A Saratoga County newspaper that has published since John Adams was president and John Jay was governor — the oldest continuously publishing weekly paper in the state — has ceased print publication and is going all digital.
The 214-year-old Ballston Journal is stopping print publication with the current Dec. 21 edition, publisher Angela McFarland said.
The paper, first published in 1798, has been the oldest continuously publishing weekly in New York state, according to the New York Press Association.
McFarland, in an article in this week’s final edition, cited increasing printing costs and declining advertising revenue as driving factors behind the decision — but she said its role as a community news organization will continue.

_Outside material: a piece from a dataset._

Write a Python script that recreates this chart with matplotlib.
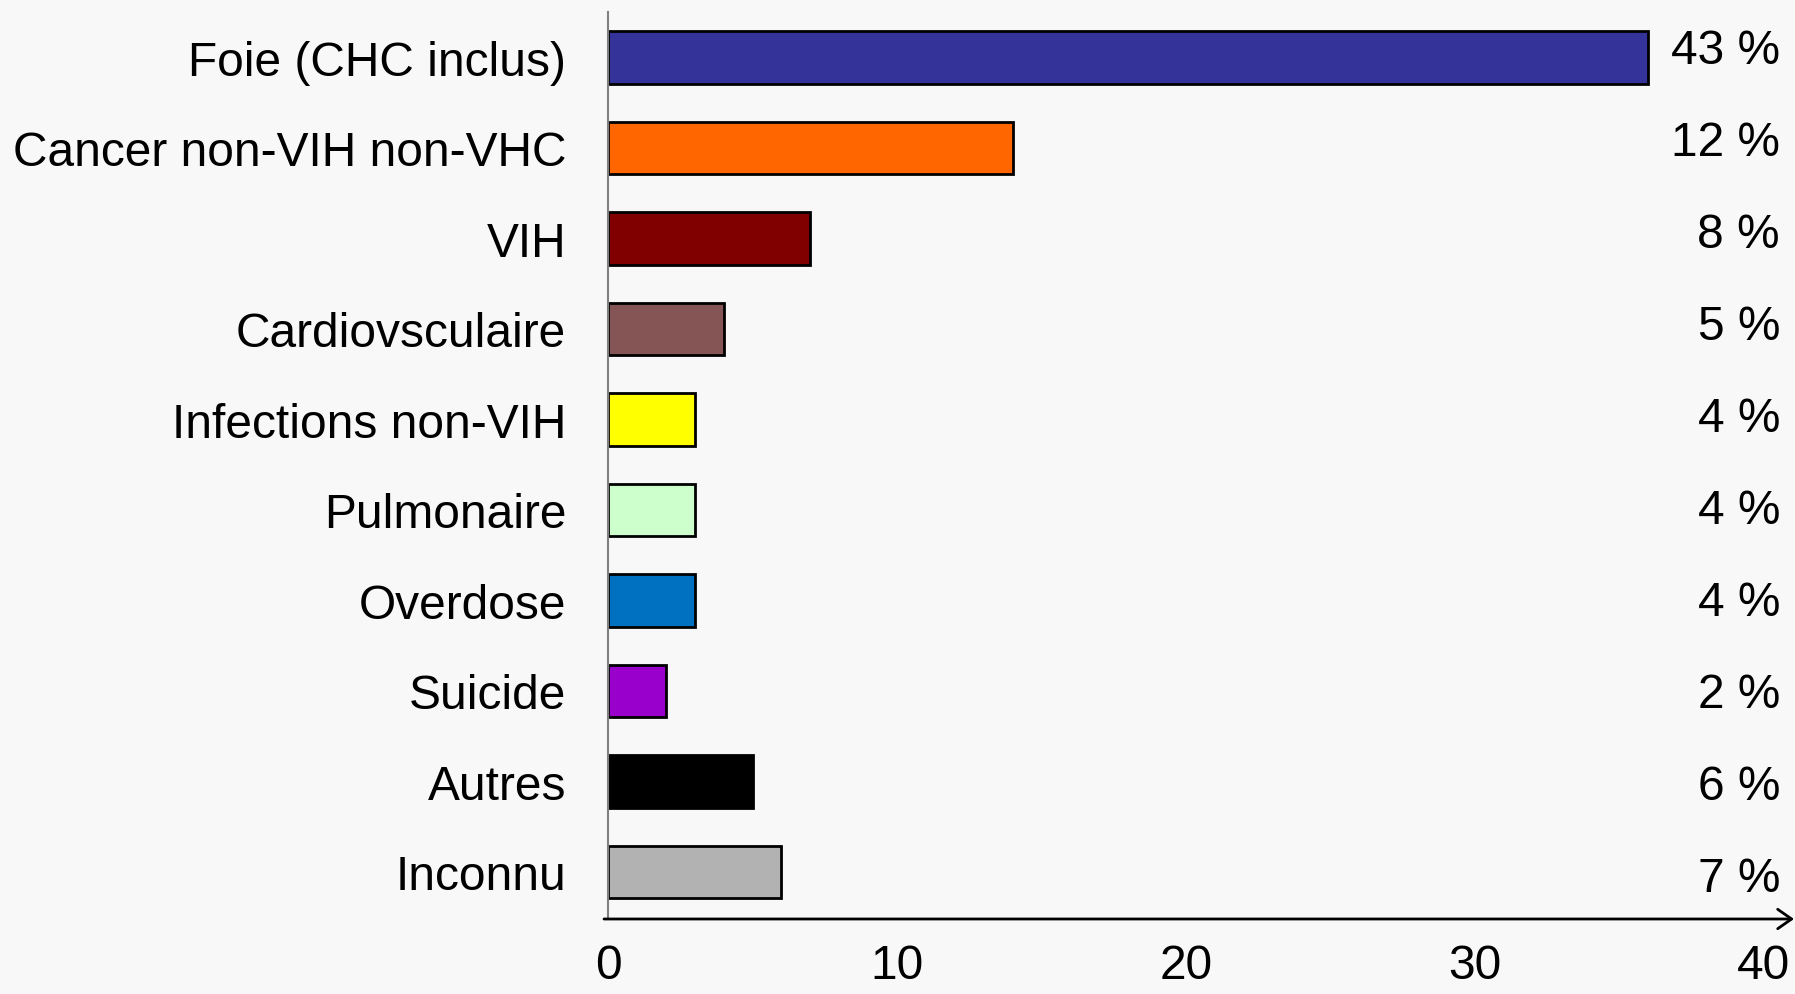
import matplotlib.pyplot as plt

# causes of death, top to bottom
causes = ["Foie (CHC inclus)", "Cancer non-VIH non-VHC", "VIH", "Cardiovsculaire",
          "Infections non-VIH", "Pulmonaire", "Overdose", "Suicide", "Autres", "Inconnu"]
counts = [36, 14, 7, 4, 3, 3, 3, 2, 5, 6]
pct_labels = ["43 %", "12 %", "8 %", "5 %", "4 %", "4 %", "4 %", "2 %", "6 %", "7 %"]
colors = ["#333399", "#FF6600", "#800000", "#855555", "#FFFF00",
          "#CCFFCC", "#0070C0", "#9900CC", "#000000", "#B2B2B2"]

bg = "#F8F8F8"
plt.rcParams['font.family'] = ['Liberation Sans', 'DejaVu Sans']

fig = plt.figure(figsize=(17.95, 9.95), dpi=100, facecolor=bg)
ax = fig.add_axes([608/1795, 1-920/995, (1764-608)/1795, (920-13)/995])
ax.set_facecolor(bg)

ypos = list(range(len(causes)))
ax.barh(ypos, counts, height=0.58, color=colors, edgecolor="black", linewidth=2)

ax.set_xlim(0, 40)
ax.set_ylim(9.52, -0.5)
ax.set_yticks(ypos)
ax.set_yticklabels(causes, fontsize=34.5)
ax.set_xticks([0, 10, 20, 30, 40])
ax.tick_params(axis="y", length=0, pad=30)
ax.tick_params(axis="x", length=0, pad=17, labelsize=34.5)

for s in ["top", "right", "bottom"]:
    ax.spines[s].set_visible(False)
ax.spines["left"].set_color("#808080")
ax.spines["left"].set_linewidth(1.5)

# percentage labels on the right
for i, lab in enumerate(pct_labels):
    ax.text(1780/1795, 1-(52 + i*92)/995, lab, transform=fig.transFigure,
            ha="right", va="center", fontsize=34.5)

# x axis with arrow
ya = 1-920/995
ax.annotate("", xy=(1794/1795, ya), xytext=(604/1795, ya), xycoords=fig.transFigure,
            textcoords=fig.transFigure,
            arrowprops=dict(arrowstyle="->,head_length=0.5,head_width=0.35",
                            color="black", lw=2, mutation_scale=20,
                            shrinkA=0, shrinkB=0))

fig.savefig("out.png", dpi=100, facecolor=bg)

“Our coverage will continue as usual and actually push out a little faster with digital means and electronic emails,” McFarland said Monday. “Ironically, most of our audience is already working with us in this fashion as our Web and social media traffic, as well as online subscriptions, began outpacing the requests for the printed edition earlier this year.”
The paper, with a print circulation of about 2,200, has been losing money in recent years — and its print demise is part of a nationwide trend that has seen daily and weekly newspapers close or change formats in the last decade. Big publications are effected, too — Newsweek will also put out its last print edition this week, though it also will continue as an online periodical.

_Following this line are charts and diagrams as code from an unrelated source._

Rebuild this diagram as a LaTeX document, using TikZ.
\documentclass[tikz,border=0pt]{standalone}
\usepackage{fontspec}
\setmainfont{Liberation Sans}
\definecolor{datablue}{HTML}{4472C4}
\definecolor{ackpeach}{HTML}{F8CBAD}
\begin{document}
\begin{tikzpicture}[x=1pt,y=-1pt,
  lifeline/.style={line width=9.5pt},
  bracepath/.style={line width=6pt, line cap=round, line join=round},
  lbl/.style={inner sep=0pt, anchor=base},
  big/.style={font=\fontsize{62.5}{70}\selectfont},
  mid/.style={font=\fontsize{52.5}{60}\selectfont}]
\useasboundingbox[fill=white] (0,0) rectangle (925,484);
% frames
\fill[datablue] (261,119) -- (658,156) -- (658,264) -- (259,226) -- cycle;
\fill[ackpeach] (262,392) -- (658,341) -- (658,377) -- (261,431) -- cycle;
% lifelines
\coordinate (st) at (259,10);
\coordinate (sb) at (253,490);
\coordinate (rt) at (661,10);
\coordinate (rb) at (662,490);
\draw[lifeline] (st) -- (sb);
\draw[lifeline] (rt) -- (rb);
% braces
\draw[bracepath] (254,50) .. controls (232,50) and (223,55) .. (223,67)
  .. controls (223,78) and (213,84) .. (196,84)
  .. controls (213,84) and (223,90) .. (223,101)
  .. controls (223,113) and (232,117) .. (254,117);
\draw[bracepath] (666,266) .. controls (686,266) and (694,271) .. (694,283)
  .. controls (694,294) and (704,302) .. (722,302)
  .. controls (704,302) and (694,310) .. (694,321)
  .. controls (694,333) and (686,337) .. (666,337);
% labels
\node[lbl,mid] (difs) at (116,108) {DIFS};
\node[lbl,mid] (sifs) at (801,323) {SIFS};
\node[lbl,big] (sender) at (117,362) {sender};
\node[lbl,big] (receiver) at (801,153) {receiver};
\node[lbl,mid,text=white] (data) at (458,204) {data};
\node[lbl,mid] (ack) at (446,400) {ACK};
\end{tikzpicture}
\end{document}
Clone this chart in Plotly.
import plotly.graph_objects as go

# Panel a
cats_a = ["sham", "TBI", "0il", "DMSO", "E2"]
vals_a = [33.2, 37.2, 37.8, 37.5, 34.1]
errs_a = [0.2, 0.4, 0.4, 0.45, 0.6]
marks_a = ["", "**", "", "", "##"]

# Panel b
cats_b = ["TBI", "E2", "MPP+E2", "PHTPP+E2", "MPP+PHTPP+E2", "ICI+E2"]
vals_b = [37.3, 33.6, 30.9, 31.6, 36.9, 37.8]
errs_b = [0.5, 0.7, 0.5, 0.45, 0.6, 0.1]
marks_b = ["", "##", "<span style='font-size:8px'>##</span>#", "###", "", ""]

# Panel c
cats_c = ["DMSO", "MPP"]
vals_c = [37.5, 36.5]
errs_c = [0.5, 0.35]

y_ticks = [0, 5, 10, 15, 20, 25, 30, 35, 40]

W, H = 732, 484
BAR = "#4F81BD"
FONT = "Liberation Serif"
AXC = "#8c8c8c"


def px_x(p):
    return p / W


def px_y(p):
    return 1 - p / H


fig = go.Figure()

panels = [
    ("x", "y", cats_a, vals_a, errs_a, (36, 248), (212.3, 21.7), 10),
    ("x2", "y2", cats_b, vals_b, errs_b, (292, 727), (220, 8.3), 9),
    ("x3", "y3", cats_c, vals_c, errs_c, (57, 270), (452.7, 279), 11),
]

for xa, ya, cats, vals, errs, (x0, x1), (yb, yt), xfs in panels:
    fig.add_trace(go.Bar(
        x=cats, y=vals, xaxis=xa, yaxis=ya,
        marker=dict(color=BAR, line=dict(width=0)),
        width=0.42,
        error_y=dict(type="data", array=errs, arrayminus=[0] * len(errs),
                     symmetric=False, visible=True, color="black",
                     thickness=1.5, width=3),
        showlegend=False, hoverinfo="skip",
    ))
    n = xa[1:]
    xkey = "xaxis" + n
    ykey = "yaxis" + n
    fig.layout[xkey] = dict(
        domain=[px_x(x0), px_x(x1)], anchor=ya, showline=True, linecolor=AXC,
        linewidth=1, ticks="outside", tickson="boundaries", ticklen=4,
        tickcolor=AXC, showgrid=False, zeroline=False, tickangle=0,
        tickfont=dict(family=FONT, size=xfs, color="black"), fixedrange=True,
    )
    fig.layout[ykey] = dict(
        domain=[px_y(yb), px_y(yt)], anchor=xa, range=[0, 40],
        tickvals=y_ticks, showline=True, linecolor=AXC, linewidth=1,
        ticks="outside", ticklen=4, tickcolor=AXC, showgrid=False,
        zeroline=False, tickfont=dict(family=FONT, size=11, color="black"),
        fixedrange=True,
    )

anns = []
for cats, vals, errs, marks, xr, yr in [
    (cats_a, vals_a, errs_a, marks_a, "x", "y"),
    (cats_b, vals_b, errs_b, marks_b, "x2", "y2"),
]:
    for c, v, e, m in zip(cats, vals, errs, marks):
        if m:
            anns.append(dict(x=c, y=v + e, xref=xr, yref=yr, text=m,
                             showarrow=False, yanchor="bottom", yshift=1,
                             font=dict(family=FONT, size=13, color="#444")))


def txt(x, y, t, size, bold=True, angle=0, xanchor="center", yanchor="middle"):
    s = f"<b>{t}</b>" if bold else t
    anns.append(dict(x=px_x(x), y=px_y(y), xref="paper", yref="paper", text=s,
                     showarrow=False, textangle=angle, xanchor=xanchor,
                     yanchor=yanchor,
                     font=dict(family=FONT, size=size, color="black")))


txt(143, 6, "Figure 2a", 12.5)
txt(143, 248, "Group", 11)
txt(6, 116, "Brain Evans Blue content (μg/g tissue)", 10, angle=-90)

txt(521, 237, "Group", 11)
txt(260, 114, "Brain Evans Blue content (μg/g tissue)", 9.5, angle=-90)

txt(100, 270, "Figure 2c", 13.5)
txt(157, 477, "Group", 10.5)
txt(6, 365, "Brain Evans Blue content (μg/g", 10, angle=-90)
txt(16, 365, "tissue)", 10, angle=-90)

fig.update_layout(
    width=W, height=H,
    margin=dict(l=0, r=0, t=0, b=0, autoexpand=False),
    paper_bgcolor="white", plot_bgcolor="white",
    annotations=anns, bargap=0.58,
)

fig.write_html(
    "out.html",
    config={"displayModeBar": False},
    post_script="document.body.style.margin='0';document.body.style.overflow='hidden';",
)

In an interview in this week’s paper, McFarland said she has sought help in recent months from local officials, two chambers of commerce and the Saratoga Economic Development Corp., but none was able to offer financial assistance or new investment in the struggling paper.
“Disappointing,” McFarland is quoted as saying. “As the second-oldest still-operating business in Saratoga County and as a locally owned and operated small business, I had hoped for just a little more attention and concern for a newspaper so highly valued by our community for over two centuries.”
The paper is working with a consultant in online publications and an attorney to help with financial restructuring, McFarland said Monday.
Ballston Spa Mayor John P. Romano said he was sorry to see the demise of the paper, which he has read since childhood.
“It’s a shock to see it go out of business in print,” Romano said. “I’m a traditionalist. I like reading the paper in the morning. They have covered the village for a long time.”
The publication will be enhancing its website and installing a partial paywall, with special benefits available for paid subscribers.
McFarland, a local resident who has previously published “Our Towne” advertising circulars, purchased the paper in the spring of 2009.
Under her ownership, the Journal has relied on an often-changing team of freelance writers; two years ago, it closed its physical office on Milton Avenue, and writers worked from their homes or other spaces.
The paper continued to cover community news, including having reporters attending town and school meetings in Ballston, Milton and Malta that daily newspapers often didn’t cover.
McFarland bought the paper from the Hearst Corp., which had owned it since 1999, and had announced plans to close it if it couldn’t be sold.
Before that, the Journal was in the Grose-Hogan family for 139 years.
Nationwide, newspapers big and small are struggling to retain readership and advertising. Many have cut staff and some are ceasing print publication or reducing the number of days they publish. Some, like the Journal, have gone to all-digital publication.
McFarland said she wants the online Journal to remain a source of local journalism.
“My career is 20 years long on the advertising side of the fence; I’ve learned in a short few years about the value of true journalism and why a newspaper in a community the size of Ballston Spa is so valued,” she said. “It’s a connection that’s indescribable sometimes and I hope we find a way to maintain that in our digital path.”